Patrick J Ducharme
Cross-examination is a treacherous process, loaded with danger, as so many others have already eloquently stated. 2 Indeed, we hear, read and see so much about what decisive effect cross-examination can have in a borderline case that perhaps we create, quite unintentionally, a most undesirable effect: the paralyzing fear of failure. I hope you will humour me a while today; I want to try to alleviate the fear.

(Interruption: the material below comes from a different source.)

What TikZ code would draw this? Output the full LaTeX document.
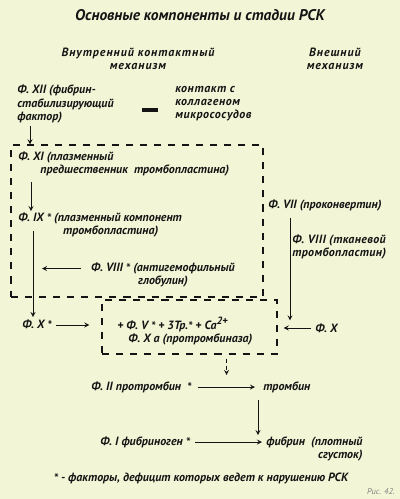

To that end, I begin with this shaping thesis: cross-examination can be effective, even easy, if only the examiner will follow a few simple rules. In advancing this view I wish to make clear that I am not referring to what is sometimes called “friendly” cross-examination, the situation in which the examiner questions an adverse party whose testimony is compatible with or
sympathetic to the side represented by the cross-examiner. My thesis is meant to apply in the case of witnesses who are “unfriendly,” or opposed to the position advocated by the cross-examiner. I have in mind, in other words, cross-examination which aims to undermine, discredit or impeach the recipient.
The technique I propose requires acceptance of two pre-conditions.
The first is a commitment to abandon the notion that cross-examination has to be “won,” that the ground must shake beneath the feet of the battered, beaten witness rendering him a withering mass of worthless protoplasm. Rarely does a single question or series of questions lay waste the victim or render him
unworthy of any credit.
Good cross-examination proceeds from more modest and realistic expectations. Good cross-examination is an instrument for communicating to the judge or jury with candour, clarity and concision. There is the key to the method: cross-examination as an aid to communication between the examiner and the trier of fact. Once this notion is grasped, fear falls away because there no longer exists any need to feel that the witness has to be vanquished or
pilloried. Instead, the cross-examiner uses the occasion to tell a story, the cross-examiner’s version of the narrative.
The second prerequisite for the success of the method is the eschewing of the notion that cross-examination succeeds only when the examiner elicits the desired answer, the answer the examiner most wants or expects to hear. No. It is better to think of the cross-examination as simply a tool, a device, to reveal an answer, not any answer, but an answer consistent with the examiner’s theory of the case. The key here is that the answer elicited in cross-examination is
framed or determined by the examiner well before the trial. At some point in the preparation stage the advocate must be able to articulate why her client should win. She should be able to state clearly, simply, and directly what happened in the case and why. Good cross-examination will constitute a reaffirmation and a reiteration of her understanding of the case.